Breaking symmetries in Bayesian MDS

Thank you @gBokiau for the detailed reply!

For background, the research question is “how can I embed objects in a low-D space, where all I know about the objects is how (pair-wise) dissimilar they are from each other” and in practice the observations of pair-wise dissimilarity are Bernoulli trials where 1 is “subject thinks the two objects are the same” and 0 is “subject thinks the two objects are different”, and I have many trials for most pairs of objects. The model is basically obs[i,j,n] ~ Bernoulli(p[i,j]) for the nth (binary) observation of dissimilarity between objects i and j, and p[i,j] is some function (something that maps [0,Inf] to [0,1]) of the distance between i and j in the low-D space.

Regular MDS tries to move all the objects around in the low-D space until the pair-wise estimated distances are all as self-consistent as possible (called minimizing the strain), and typically assumes deterministic, continuous estimates of dissimilarity. Bayesian MDS (which has no standard implementation) allows for improvements like having really unbalanced observations (many more or less for some pairs i,j), priors on all distances or specific distances based on other information, and of course accommodating noisy observations (of which a Bernoulli trial is certainly one example), and even a prior on dimensionality itself.

I am starting with 2 dimensions, so indeed only rotation symmetry needs to be handled for now. You said that I should use “observed constraints” in the model definition in one point, and then later said that centering the prior seemed entirely equivalent, so I’m not sure which you are recommending, but concretely this would be either:

  • One specific point observed at (0, 0) for translation, another specific point at (0, whatever) for rotation.
    vs.
  • Prior for something (e.g. the center of mass) with mean (0,0) for translation, another prior for something else (e.g. the angle of the vector sum) with mean 0 for rotation.

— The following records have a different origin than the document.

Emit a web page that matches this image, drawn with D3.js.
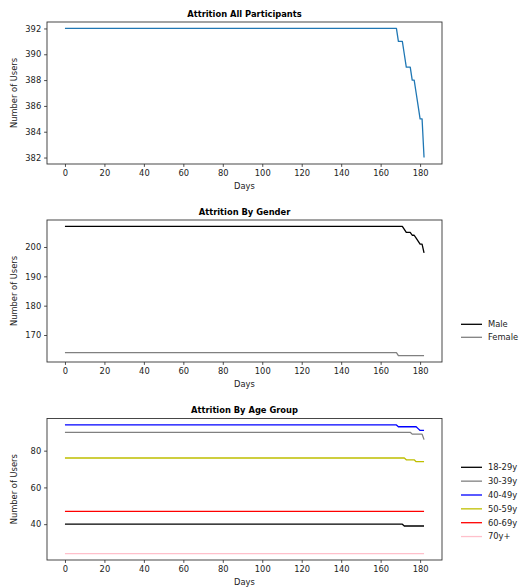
<!DOCTYPE html>
<html>
<head>
<meta charset="utf-8">
<script src="https://cdn.jsdelivr.net/npm/d3@7"></script>
<style>
  body { margin: 0; background: #fff; }
  svg text { font-family: "DejaVu Sans", sans-serif; }
</style>
</head>
<body>
<div id="chart"></div>
<script>
// days where something changes (lines are flat between them)
const days = [0, 168, 169, 171, 172, 173, 175, 176, 177, 178, 179, 180, 181, 182];
const xTicks = [0, 20, 40, 60, 80, 100, 120, 140, 160, 180];

// all participants
const allUsers = [392, 392, 391, 391, 390, 389, 389, 388, 388, 387, 386, 385, 385, 382];

// by gender
const genderNames = ["Male", "Female"];
const male = [207, 207, 207, 207, 206, 205, 205, 204, 204, 203, 202, 201, 201, 198];
const female = [164, 164, 163, 163, 163, 163, 163, 163, 163, 163, 163, 163, 163, 163];

// by age group
const ageNames = ["18-29y", "30-39y", "40-49y", "50-59y", "60-69y", "70y+"];
const age18 = [40, 40, 40, 40, 39, 39, 39, 39, 39, 39, 39, 39, 39, 39];
const age30 = [90, 90, 90, 90, 90, 90, 90, 89, 89, 89, 89, 89, 89, 86];
const age40 = [94, 94, 93, 93, 93, 93, 93, 93, 93, 93, 92, 91, 91, 91];
const age50 = [76, 76, 76, 76, 76, 75, 75, 75, 75, 74, 74, 74, 74, 74];
const age60 = [47, 47, 47, 47, 47, 47, 47, 47, 47, 47, 47, 47, 47, 47];
const age70 = [24, 24, 24, 24, 24, 24, 24, 24, 24, 24, 24, 24, 24, 24];

const yTicksAll = [382, 384, 386, 388, 390, 392];
const yTicksGender = [170, 180, 190, 200];
const yTicksAge = [40, 60, 80];

const W = 520, H = 588;
const left = 47, right = 442;
const fs = 8.33;

const svg = d3.select("#chart").append("svg").attr("width", W).attr("height", H);

// shared x scale (matplotlib style 5% margins)
const xPad = (d3.max(days) - d3.min(days)) * 0.05;
const x = d3.scaleLinear().domain([d3.min(days) - xPad, d3.max(days) + xPad]).range([left, right]);

const panels = [
  {
    title: "Attrition All Participants", top: 22, bottom: 164, yTicks: yTicksAll,
    series: [{ name: "all", values: allUsers, color: "#1f77b4" }],
    legend: null
  },
  {
    title: "Attrition By Gender", top: 220, bottom: 362, yTicks: yTicksGender,
    series: [
      { name: genderNames[0], values: male, color: "#000000" },
      { name: genderNames[1], values: female, color: "#808080" }
    ],
    legend: { y0: 324.3, step: 13 }
  },
  {
    title: "Attrition By Age Group", top: 418.5, bottom: 560, yTicks: yTicksAge,
    series: [
      { name: ageNames[0], values: age18, color: "#000000" },
      { name: ageNames[1], values: age30, color: "#808080" },
      { name: ageNames[2], values: age40, color: "#0000ff" },
      { name: ageNames[3], values: age50, color: "#bfbf00" },
      { name: ageNames[4], values: age60, color: "#ff0000" },
      { name: ageNames[5], values: age70, color: "#ffc0cb" }
    ],
    legend: { y0: 467.3, step: 13.85 }
  }
];

panels.forEach((p) => {
  const allVals = p.series.flatMap((s) => s.values);
  const lo = d3.min(allVals), hi = d3.max(allVals);
  const pad = (hi - lo) * 0.05;
  const y = d3.scaleLinear().domain([lo - pad, hi + pad]).range([p.bottom, p.top]);

  const g = svg.append("g");

  // lines
  const line = d3.line().x((d, i) => x(days[i])).y((d) => y(d));
  p.series.forEach((s) => {
    g.append("path")
      .datum(s.values)
      .attr("fill", "none")
      .attr("stroke", s.color)
      .attr("stroke-width", 1.3)
      .attr("stroke-linejoin", "round")
      .attr("d", line);
  });

  // x axis
  const xa = g.append("g")
    .attr("transform", `translate(0,${p.bottom})`)
    .call(d3.axisBottom(x).tickValues(xTicks).tickSize(2.9).tickPadding(2.9).tickSizeOuter(0));
  // y axis
  const ya = g.append("g")
    .attr("transform", `translate(${left},0)`)
    .call(d3.axisLeft(y).tickValues(p.yTicks).tickSize(2.9).tickPadding(2.9).tickSizeOuter(0));
  [xa, ya].forEach((a) => {
    a.select(".domain").remove();
    a.attr("font-size", fs).attr("font-family", "DejaVu Sans");
    a.selectAll("text").attr("fill", "#222");
    a.selectAll("line").attr("stroke", "#222").attr("stroke-width", 0.8);
  });

  // frame
  g.append("rect")
    .attr("x", left).attr("y", p.top)
    .attr("width", right - left).attr("height", p.bottom - p.top)
    .attr("fill", "none").attr("stroke", "#333").attr("stroke-width", 0.9);

  // title
  g.append("text")
    .attr("x", (left + right) / 2).attr("y", p.top - 5.5)
    .attr("text-anchor", "middle").attr("font-weight", "bold")
    .attr("font-size", fs).attr("fill", "#000")
    .text(p.title);

  // axis labels
  g.append("text")
    .attr("x", (left + right) / 2).attr("y", p.bottom + 25)
    .attr("text-anchor", "middle").attr("font-size", fs).attr("fill", "#222")
    .text("Days");
  g.append("text")
    .attr("transform", `translate(17,${(p.top + p.bottom) / 2}) rotate(-90)`)
    .attr("text-anchor", "middle").attr("font-size", fs).attr("fill", "#222")
    .text("Number of Users");

  // legend
  if (p.legend) {
    const lg = g.append("g");
    p.series.forEach((s, i) => {
      const ly = p.legend.y0 + i * p.legend.step;
      lg.append("line")
        .attr("x1", 461).attr("x2", 482).attr("y1", ly).attr("y2", ly)
        .attr("stroke", s.color).attr("stroke-width", 1.3);
      lg.append("text")
        .attr("x", 488).attr("y", ly).attr("dy", "0.35em")
        .attr("font-size", fs).attr("fill", "#222")
        .text(s.name);
    });
  }
});
</script>
</body>
</html>
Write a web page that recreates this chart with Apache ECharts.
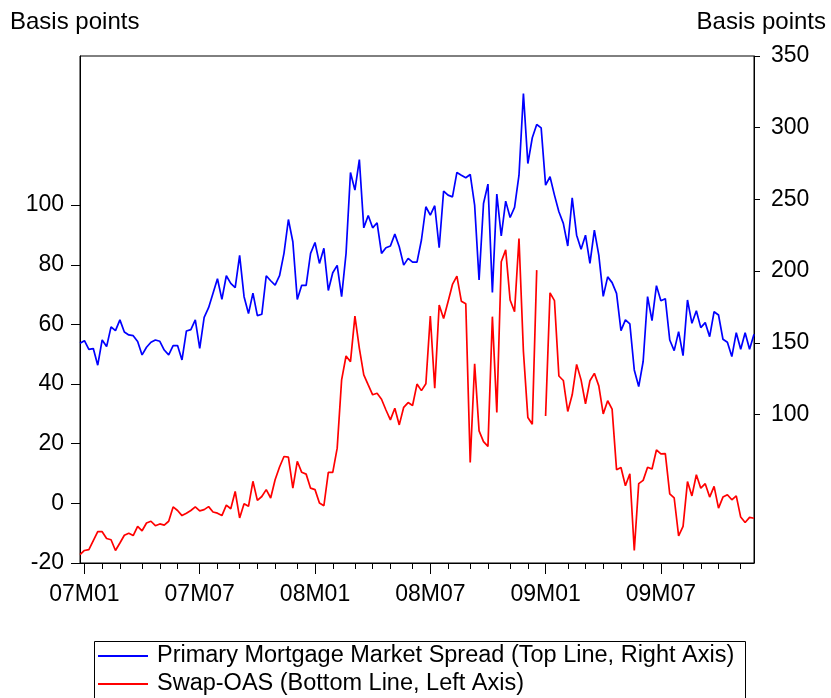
<!DOCTYPE html>
<html>
<head>
<meta charset="utf-8">
<script src="https://cdn.jsdelivr.net/npm/echarts@6/dist/echarts.min.js"></script>
<style>
  html, body { margin: 0; padding: 0; background: #fff; }
  #chart { width: 831px; height: 698px; }
</style>
</head>
<body>
<div id="chart"></div>
<script>
// weekly observations, first one is the last Friday of 2006
var startDate = Date.UTC(2006, 11, 29);
var weekCount = 153;

// Primary mortgage market spread (right axis, basis points)
var spreadValues = [149.7,151.5,145.5,146.0,134.4,152.0,147.4,161.1,158.5,166.0,
157.6,155.5,155.0,150.9,141.6,146.9,150.4,152.0,151.1,145.0,
141.6,148.1,148.1,138.1,158.3,159.2,166.0,146.2,167.8,174.5,
184.5,194.7,180.3,196.8,191.5,188.5,211.0,182.2,170.4,184.7,
169.0,169.9,196.8,193.3,190.3,196.8,212.4,236.0,220.5,180.3,
190.1,190.1,212.4,220.0,205.4,215.9,186.5,198.9,204.0,182.2,
212.4,268.8,256.5,277.8,230.2,238.8,230.2,233.7,212.4,216.3,
217.5,225.8,217.0,204.2,208.9,206.3,206.3,221.7,244.9,239.1,
245.6,216.3,255.8,253.0,251.8,268.8,266.9,265.1,267.4,246.0,
193.8,247.2,260.7,185.2,253.7,224.5,248.8,237.4,244.4,266.9,
323.8,275.0,293.0,302.2,299.9,260.0,265.8,253.0,241.4,233.3,
217.5,251.1,225.1,215.2,225.1,205.4,228.6,211.2,182.4,196.0,
192.0,184.5,158.5,166.0,163.2,131.1,119.5,137.0,182.2,165.5,
189.9,179.4,180.8,152.0,144.6,157.8,141.1,179.9,163.6,172.4,
160.6,164.1,154.3,171.7,169.4,152.5,150.4,140.4,157.1,145.5,
157.1,145.5,156.0];

// Swap-OAS (left axis, basis points), null = missing week
var oasValues = [-17.2,-15.8,-15.5,-12.5,-9.5,-9.5,-11.8,-12.2,-15.8,-13.3,
-10.7,-10.0,-10.8,-7.7,-9.2,-6.6,-6.0,-7.5,-6.9,-7.3,
-6.0,-1.2,-2.4,-4.1,-3.3,-2.4,-1.2,-2.5,-2.1,-1.1,
-2.9,-3.3,-4.1,-0.6,-1.8,4.0,-4.9,-0.1,-1.0,7.4,
1.0,2.3,4.6,1.8,7.9,12.2,15.7,15.5,5.1,14.1,
10.4,9.8,5.1,4.6,0.1,-0.8,10.4,10.4,18.5,41.4,
49.4,47.5,62.8,52.0,43.1,39.7,36.4,36.9,34.9,31.3,
28.0,31.9,26.3,32.2,33.8,32.8,40.0,37.8,40.1,62.8,
38.6,66.5,62.0,67.6,73.4,76.2,67.8,66.9,13.7,46.8,
24.3,20.7,19.1,62.6,30.5,81.0,85.0,68.2,64.3,88.8,
50.9,28.8,26.5,78.2,null,29.3,70.6,68.0,42.7,41.2,
30.8,36.4,46.6,41.4,33.4,41.1,43.6,39.4,30.0,34.4,
31.6,11.3,12.0,5.9,9.9,-15.8,6.6,7.7,12.1,11.5,
17.9,16.6,16.7,3.2,1.8,-10.9,-7.7,7.3,2.5,9.6,
5.1,6.6,2.1,5.7,-1.6,2.1,2.9,1.2,2.5,-4.6,
-6.4,-4.7,-5.0];

var leftTicks = [-20, 0, 20, 40, 60, 80, 100];
var rightTicks = [100, 150, 200, 250, 300, 350];
var seriesNames = ['Primary Mortgage Market Spread (Top Line, Right Axis)', 'Swap-OAS (Bottom Line, Left Axis)'];

var weeks = [];
for (var i = 0; i < weekCount; i++) {
    weeks.push(new Date(startDate + i * 7 * 86400000));
}
var categories = weeks.map(function(d) {
    return d.toISOString().slice(0, 10);
});

// first week of a month -> minor tick, first week of Jan / Jul -> label
var isMonthStart = function(idx) {
    return weeks[idx].getUTCDate() <= 7;
};
var isHalfYear = function(idx) {
    var m = weeks[idx].getUTCMonth();
    return isMonthStart(idx) && (m === 0 || m === 6);
};

var fontFam = '"Liberation Sans", Arial, sans-serif';
var myChart = echarts.init(document.getElementById('chart'), null, { renderer: 'canvas' });

// one legend per row, the box around them is drawn as a graphic
var legendRow = function(name, top) {
    return {
        orient: 'horizontal',
        left: 98, top: top,
        padding: 0,
        itemWidth: 50,
        itemHeight: 2,
        icon: 'rect',
        textStyle: { fontSize: 23.5, fontFamily: fontFam, color: '#000', padding: [0, 0, 0, 4] },
        data: [name]
    };
};

var option = {
    backgroundColor: '#fff',
    animation: false,
    textStyle: { fontFamily: fontFam, color: '#000' },
    grid: {
        left: 80, right: 77, top: 56, bottom: 135,
        show: true, borderColor: '#000', borderWidth: 1,
        containLabel: false
    },
    graphic: [{
        type: 'text', left: 10, top: 10,
        style: { text: 'Basis points', fontSize: 24, fontFamily: fontFam, fill: '#000' }
    }, {
        type: 'text', right: 5, top: 10,
        style: { text: 'Basis points', fontSize: 24, fontFamily: fontFam, fill: '#000' }
    }, {
        type: 'rect',
        shape: { x: 94.5, y: 641.5, width: 651, height: 80 },
        style: { fill: null, stroke: '#000', lineWidth: 1 }
    }],
    legend: [legendRow(seriesNames[0], 644), legendRow(seriesNames[1], 672)],
    xAxis: [{
        type: 'category',
        data: categories,
        boundaryGap: false,
        axisLine: { onZero: false, lineStyle: { color: '#000', width: 1 } },
        axisTick: { interval: isMonthStart, length: 6, lineStyle: { color: '#000' } },
        axisLabel: { show: false }
    }, {
        // second axis only for the longer half-year ticks and labels
        type: 'category',
        data: categories,
        boundaryGap: false,
        position: 'bottom',
        axisLine: { show: false, onZero: false },
        axisTick: { interval: isHalfYear, length: 11, lineStyle: { color: '#000' } },
        axisLabel: {
            interval: isHalfYear,
            margin: 20,
            fontSize: 23,
            fontFamily: fontFam,
            color: '#000',
            formatter: function(val) {
                return val.slice(2, 4) + 'M' + val.slice(5, 7);
            }
        }
    }],
    yAxis: [{
        type: 'value',
        position: 'left',
        min: -20,
        max: 150,
        splitLine: { show: false },
        axisLine: { show: true, lineStyle: { color: '#000' } },
        axisTick: { show: true, length: 9, customValues: leftTicks, lineStyle: { color: '#000' } },
        axisLabel: { customValues: leftTicks, fontSize: 23, fontFamily: fontFam, color: '#000', margin: 16 }
    }, {
        type: 'value',
        position: 'right',
        min: -3.5,
        max: 350,
        splitLine: { show: false },
        axisLine: { show: true, lineStyle: { color: '#000' } },
        axisTick: { show: true, length: 6, customValues: rightTicks, lineStyle: { color: '#000' } },
        axisLabel: { customValues: rightTicks, fontSize: 23, fontFamily: fontFam, color: '#000', margin: 17 }
    }],
    series: [{
        name: seriesNames[0],
        type: 'line',
        xAxisIndex: 0,
        yAxisIndex: 1,
        data: spreadValues,
        symbol: 'none',
        lineStyle: { color: '#0000ff', width: 1.7 },
        itemStyle: { color: '#0000ff' }
    }, {
        name: seriesNames[1],
        type: 'line',
        xAxisIndex: 0,
        yAxisIndex: 0,
        data: oasValues,
        symbol: 'none',
        connectNulls: false,
        lineStyle: { color: '#ff0000', width: 1.7 },
        itemStyle: { color: '#ff0000' }
    }]
};

myChart.setOption(option);
</script>
</body>
</html>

Which do you think is better? And yes, only the distance between points (for all pairs of points) really matters in the end, and if needed I could always align the results from different chains before combining them.

Lastly, do you have a recommendation for the positivity constraint that eliminates reflection symmetries? This is a hard constraint and I was worried about the infinite gradient that this would imply.